In many ways a training set can be seen as a contemporary encyclopedia - both try to describe everything in the world and make decisions about what is important enough to record - and these decisions will inevitably reflect the cultural and social attitudes of the time. Laws of Ordered Form (2020) is an ongoing project that explores this and how the echoes of historic taxonomies and beliefs can still be heard in modern implementations of machine learning. Its current formats include a downloadable dataset of hundreds of images scanned in from Victorian and Edwardian-era encyclopaedias and a videowork documenting this process. By collapsing this moment of history with today’s current concerns around dataset bias, the project emphasises the problems with classification without thought, and considers the histories that remain in our present, even within the latest technologies.
Part of Laws of Ordered Form looks at the photographs from the books, alongside the captions and fragments of the text about the images, showing how classifications have historically manifested in books. It explores the repetitive, mundane and laborious process of making a dataset - in this case scanning each image and definition from an encyclopaedia and creating a database - and how much time it takes to create these things, referenced in the video piece. The way that I work is very much in opposition to how datasets are normally made, where the work has to be completed as quickly as possible. Instead I'm taking time to consider and look at each picture and definition and then create my own fairly arbitrary categories. Increasingly it is important for the work of making to be surfaced in the final result - not just for the artwork to be the dataset, but the making of the dataset also. A further part of the project recontextualises the images with the new categories that I have created. The specifics of the encyclopaedic entries have changed to new and abstracted terms. Part of the dataset that I made is available to download in a .Zip folder, allowing people to explore and reclassify the images, taking them off the fixed page and allowing the definitions to be more fluid and changing. It plays into what people have always done with encyclopaedias, particularly in the nineteenth century where there is a movement towards these systems of knowledge, cutting, rearranging, and pasting words and pictures to tell new and more relevant stories. If encyclopaedias are designed to record and explain the world around us in some sort of totality, people have always used them to work against that narrative, literally cutting out individual entries and reconfiguring them to be what they want. Ordinarily this option is not readily available for datasets as they are specialist tools that require knowledge, technologies and some level of skill, locked inside different interlocking systems that might not be easily accessed, but opening this up as part of the project, I offer a way of challenging this.

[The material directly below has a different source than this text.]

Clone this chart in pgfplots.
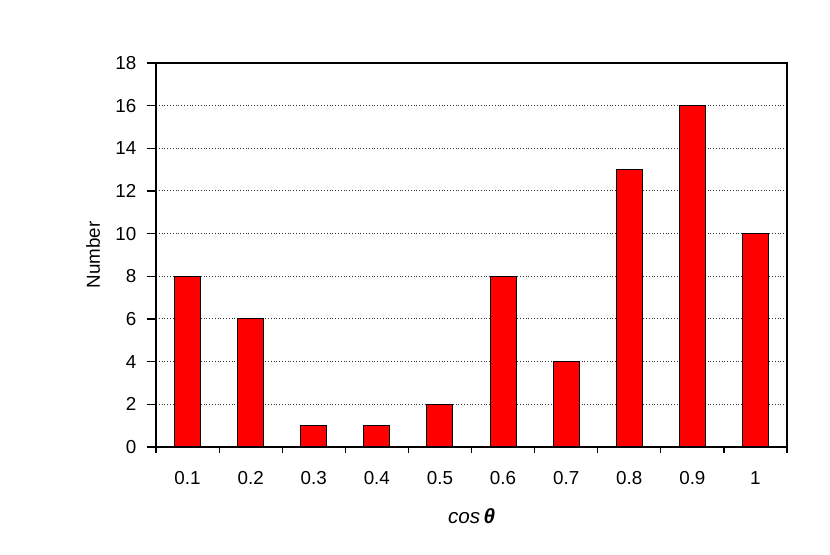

There are a number of famous datasets frequently mined for information in research papers, or used to run and test code that are ten, sometimes fifteen years old. They do not reflect the world that we live in now. Once produced, they are very rarely reviewed or updated. There is an assumption that because algorithms and models are using these datasets as benchmarks, they will be constantly refreshed, but this is often not the case. Like an encyclopaedia (a physical material object), it is static and exists as a snapshot of a moment in time. They need to be updated to reflect the new things going on. Some of these canonical datasets are also now very hard to find in their entirety. Despite their importance—both to the machine learning community and to broader society as cultural artefacts—no one is really looking after them, archiving them. ImageNet is now almost impossible to find in its entirety and has been offline for all but 1000 categories for over a year now. The ability to trace back its fifteen years as a dataset—what it might have been in and how it might have impacted other systems - has been lost. These datasets are working objects that degrade and fall apart over time, and need to be cared for, otherwise they will disintegrate.
The construction of datasets mirrors that of encyclopaedias—it is anonymous, hidden; all of the labour disappears and becomes invisible—but it does have a key difference. People doing the work of labelling, or finding the imagery for the datasets, tend not to be experts in the field; it is done for the most part by mechanical turkers who are paid very small amounts of money per task and who want to work as rapidly as possible. Imagery tends to come from the Internet, which is one layer of standardisation. Then the images are returned to individuals who decide what image “fits” the term in question. Each time that decision is made, it falls more and more towards the conventional, and the options are skewed. This causes datasets to reflect society in the same way that encyclopaedias reflect the people who construct them, and datasets can reinforce cultural stereotypes. People assume that with technology and the Internet, it is easier to have a more inclusive database with a nuanced approach to representation, but all of the choices that occur when constructing the encyclopaedia or the dataset are still there. Data can still be warped, manipulated, ignored, or lost, whether it was generated five, fifteen, or five hundred years ago.